Le principe d’un « cycle » de fonctionnement est, au départ, que dans la gare terminus A, un appareil présente deux broches, une noire et une blanche, et dans la gare terminus B, un autre appareil a aussi deux broches, une rouge et une verte. Si un mécanicien retire une broche en A (ou si le chef de gare la donne), il est le seul à l’avoir sur lui, et aucune autre broche ne peut être retirée en A ou en B. Une sonnerie retentit dans les gares de la ligne et annonce le départ du train. À l’arrivée en gare B, le mécanicien (ou le chef de gare le fait pour lui) va remettre sa broche dans l’appareil de cette gare, ce qui permet le départ d’un autre train soit de A, soit de B, dans n’importe quel sens. Bien entendu, et selon les principes de la sécurité du chemin de fer, la position repos ou panne de courant est, par défaut, le blocage des appareils et des broches.

Ce système Chassin a donné satisfaction et n’a jamais fait parler de lui. Il n’y a jamais eu d’accident dit « nez à nez » sur le réseau du sud de la France. Mais il a pour inconvénient de limiter le nombre de trains en circulation

L’enclenchement électrique et ses témoins.

Au Royaume-Uni, l’électricité est mise à contribution sur de nombreux systèmes. Le système du « token » (témoin) est utilisé, vers 1920, par le Great Western Railway en remplacement du système électrique Webb & Thomson, lui-même proche du système Tyer et autres. Le « token » est un petit bâton que le mécanicien glisse directement dans la rainure d’un appareil électrique qui est relié à un autre appareil à l’autre extrémité de la ligne. Ici aussi le système n’autorise la présence que d’un seul train à la fois sur une section de voie unique. La sécurité est assurée par le verrouillage électrique effectué immédiatement et en temps réel sur les appareils, interdisant la prise d’un témoin dans un sens donné tant que le témoin pris précédemment n’est pas restitué dans un appareil.
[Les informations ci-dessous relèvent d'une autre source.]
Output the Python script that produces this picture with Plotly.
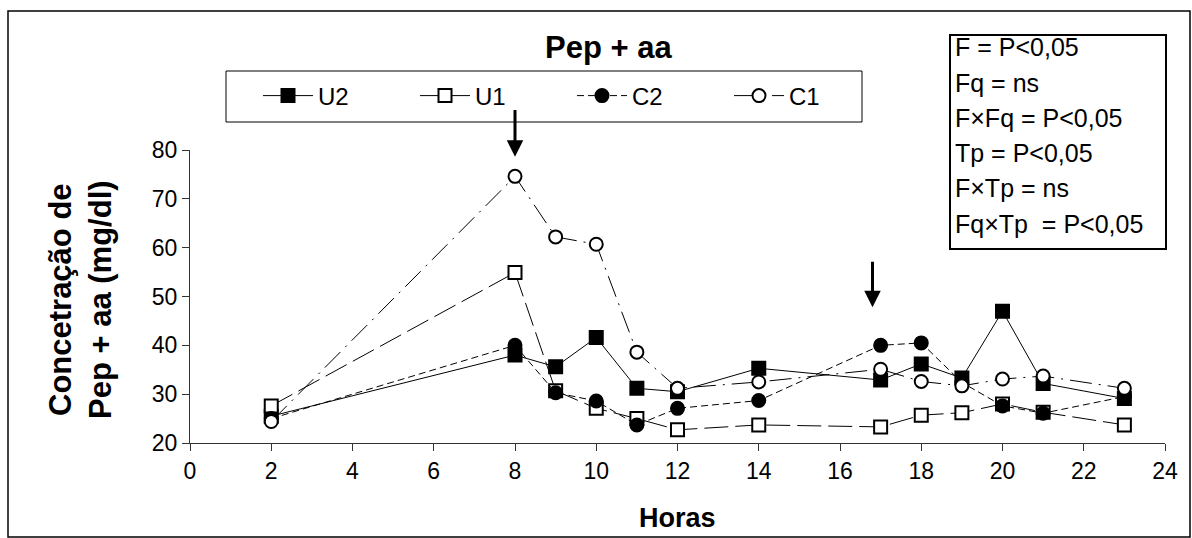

Mais ici aussi se pose le problème de la dissymétrie des circulations des trains, et il est possible qu’une accumulation de témoins se fasse en fin de journée dans une seule gare terminus. Il faut alors qu’un agent spécial, muni d’une clé et d’une autorisation, vienne ouvrir l’appareil et prenne l’ensemble des témoins pour les rapatrier, à bicyclette ou par le dernier train, vers la gare qui est démunie.

Aujourd’hui, presque un siècle plus tard, le problème reste posé. Mais les liaisons radio sol-train, les liaisons et la surveillance par satellite avec aide informatisée permettent de trouver des solutions donnant un maximum de sécurité. Le réseau des États-Unis, par exemple, comporte des dizaines de milliers de kilomètres en voie unique formant la presque totalité du réseau et pourtant sûres. Il suffit de traverser l’intégralité des États-Unis dans un magnifique train comme le « California Zephyr » reliant Chicago à San-Francisco pour constater que la quasi-totalité du trajet se fait en voie unique.

1 réflexion sur « Le bâton-pilote : la hantise en voie unique. »

  1. Au Train à Vapeur de Rille ou je suis chef de gare, la règle s’applique à un train comme à plusieurs et c’est une sécurité.